* [Exercise task]
Leaving out every picture, retype the lines below from the top through the one that contains "const equacao = ['y".
:::::
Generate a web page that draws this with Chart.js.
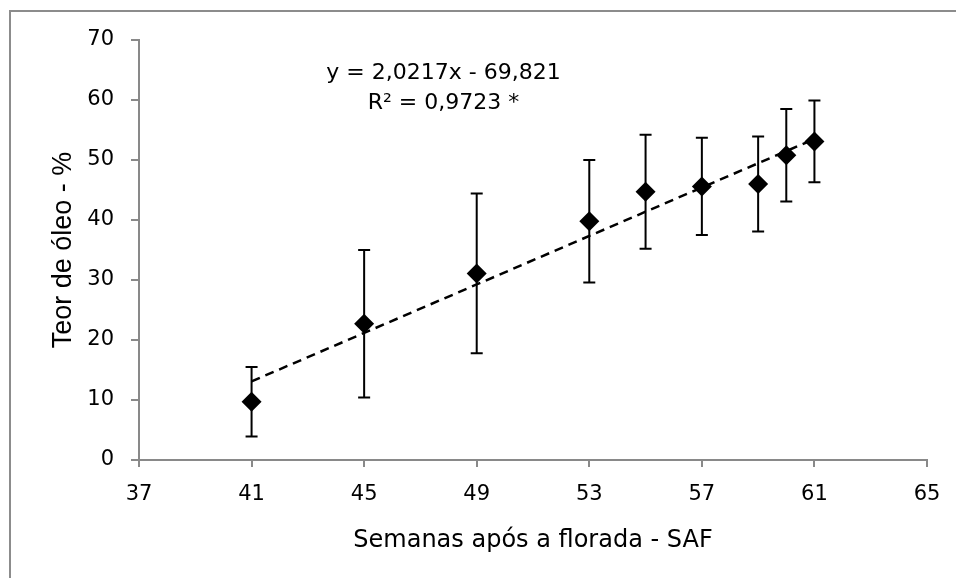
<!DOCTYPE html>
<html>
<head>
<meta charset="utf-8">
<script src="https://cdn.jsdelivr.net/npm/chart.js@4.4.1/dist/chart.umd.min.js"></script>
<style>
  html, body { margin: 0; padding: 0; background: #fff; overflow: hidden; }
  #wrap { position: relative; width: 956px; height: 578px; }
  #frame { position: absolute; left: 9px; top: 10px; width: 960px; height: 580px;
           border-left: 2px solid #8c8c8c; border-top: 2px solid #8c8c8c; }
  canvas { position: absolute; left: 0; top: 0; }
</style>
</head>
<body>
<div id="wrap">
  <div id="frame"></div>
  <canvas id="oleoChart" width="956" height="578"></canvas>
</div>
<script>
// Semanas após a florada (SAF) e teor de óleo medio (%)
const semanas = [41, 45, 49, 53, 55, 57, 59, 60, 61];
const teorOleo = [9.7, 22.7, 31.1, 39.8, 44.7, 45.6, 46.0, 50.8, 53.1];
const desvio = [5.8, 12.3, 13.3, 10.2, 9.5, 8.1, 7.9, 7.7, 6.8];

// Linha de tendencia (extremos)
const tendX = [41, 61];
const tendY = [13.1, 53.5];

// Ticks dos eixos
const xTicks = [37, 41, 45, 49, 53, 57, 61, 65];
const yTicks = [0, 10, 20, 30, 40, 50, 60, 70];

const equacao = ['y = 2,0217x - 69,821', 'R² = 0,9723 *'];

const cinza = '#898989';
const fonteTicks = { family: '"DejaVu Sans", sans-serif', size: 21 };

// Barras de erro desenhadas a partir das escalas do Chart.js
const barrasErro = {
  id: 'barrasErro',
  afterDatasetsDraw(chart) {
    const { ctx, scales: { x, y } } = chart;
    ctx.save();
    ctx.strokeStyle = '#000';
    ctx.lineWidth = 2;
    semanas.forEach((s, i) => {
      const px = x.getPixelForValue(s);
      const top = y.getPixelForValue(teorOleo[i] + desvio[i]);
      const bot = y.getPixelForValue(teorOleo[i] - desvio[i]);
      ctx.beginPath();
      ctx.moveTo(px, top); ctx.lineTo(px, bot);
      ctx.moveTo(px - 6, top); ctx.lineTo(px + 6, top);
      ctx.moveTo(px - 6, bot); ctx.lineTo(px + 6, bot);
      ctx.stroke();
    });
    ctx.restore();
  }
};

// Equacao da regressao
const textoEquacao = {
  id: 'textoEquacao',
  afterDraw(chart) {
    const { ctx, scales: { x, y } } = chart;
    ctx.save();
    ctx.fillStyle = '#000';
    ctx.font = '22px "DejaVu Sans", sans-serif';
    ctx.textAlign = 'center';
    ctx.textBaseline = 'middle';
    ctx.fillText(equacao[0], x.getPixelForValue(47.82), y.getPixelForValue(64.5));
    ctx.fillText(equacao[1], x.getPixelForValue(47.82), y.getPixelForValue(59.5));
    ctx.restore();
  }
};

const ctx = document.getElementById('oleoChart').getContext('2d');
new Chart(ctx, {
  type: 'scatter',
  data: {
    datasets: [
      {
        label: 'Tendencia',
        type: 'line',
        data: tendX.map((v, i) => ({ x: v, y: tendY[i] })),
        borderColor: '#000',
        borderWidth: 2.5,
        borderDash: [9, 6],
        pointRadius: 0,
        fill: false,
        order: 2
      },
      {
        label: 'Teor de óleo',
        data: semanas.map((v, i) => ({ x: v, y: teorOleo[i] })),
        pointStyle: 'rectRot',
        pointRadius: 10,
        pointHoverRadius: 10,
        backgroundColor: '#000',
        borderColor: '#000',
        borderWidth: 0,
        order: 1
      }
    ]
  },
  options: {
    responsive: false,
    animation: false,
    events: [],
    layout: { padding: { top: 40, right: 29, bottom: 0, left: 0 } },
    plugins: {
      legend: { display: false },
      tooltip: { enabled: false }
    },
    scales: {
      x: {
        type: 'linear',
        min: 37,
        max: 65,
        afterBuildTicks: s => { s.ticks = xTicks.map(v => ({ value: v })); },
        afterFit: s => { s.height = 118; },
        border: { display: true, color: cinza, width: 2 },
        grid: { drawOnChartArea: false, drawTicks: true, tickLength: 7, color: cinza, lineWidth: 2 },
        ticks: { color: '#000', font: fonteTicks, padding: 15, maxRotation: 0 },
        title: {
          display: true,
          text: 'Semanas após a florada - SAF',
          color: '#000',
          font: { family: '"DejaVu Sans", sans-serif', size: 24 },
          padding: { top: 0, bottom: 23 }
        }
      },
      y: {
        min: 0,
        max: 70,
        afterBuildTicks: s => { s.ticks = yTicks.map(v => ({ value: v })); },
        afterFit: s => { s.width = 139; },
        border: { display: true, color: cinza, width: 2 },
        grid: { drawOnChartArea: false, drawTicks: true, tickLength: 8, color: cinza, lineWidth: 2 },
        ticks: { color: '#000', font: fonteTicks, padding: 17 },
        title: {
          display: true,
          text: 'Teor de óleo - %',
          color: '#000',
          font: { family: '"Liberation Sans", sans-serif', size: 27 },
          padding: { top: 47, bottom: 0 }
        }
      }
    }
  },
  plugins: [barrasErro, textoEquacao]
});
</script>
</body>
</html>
:::::
* [Result below]
Generate a web page that draws this with Chart.js.
<!DOCTYPE html>
<html>
<head>
<meta charset="utf-8">
<script src="https://cdn.jsdelivr.net/npm/chart.js@4.4.1/dist/chart.umd.min.js"></script>
<style>
  html, body { margin: 0; padding: 0; background: #fff; overflow: hidden; }
  #wrap { position: relative; width: 956px; height: 578px; }
  #frame { position: absolute; left: 9px; top: 10px; width: 960px; height: 580px;
           border-left: 2px solid #8c8c8c; border-top: 2px solid #8c8c8c; }
  canvas { position: absolute; left: 0; top: 0; }
</style>
</head>
<body>
<div id="wrap">
  <div id="frame"></div>
  <canvas id="oleoChart" width="956" height="578"></canvas>
</div>
<script>
// Semanas após a florada (SAF) e teor de óleo medio (%)
const semanas = [41, 45, 49, 53, 55, 57, 59, 60, 61];
const teorOleo = [9.7, 22.7, 31.1, 39.8, 44.7, 45.6, 46.0, 50.8, 53.1];
const desvio = [5.8, 12.3, 13.3, 10.2, 9.5, 8.1, 7.9, 7.7, 6.8];

// Linha de tendencia (extremos)
const tendX = [41, 61];
const tendY = [13.1, 53.5];

// Ticks dos eixos
const xTicks = [37, 41, 45, 49, 53, 57, 61, 65];
const yTicks = [0, 10, 20, 30, 40, 50, 60, 70];

const equacao = ['y = 2,0217x - 69,821', 'R² = 0,9723 *'];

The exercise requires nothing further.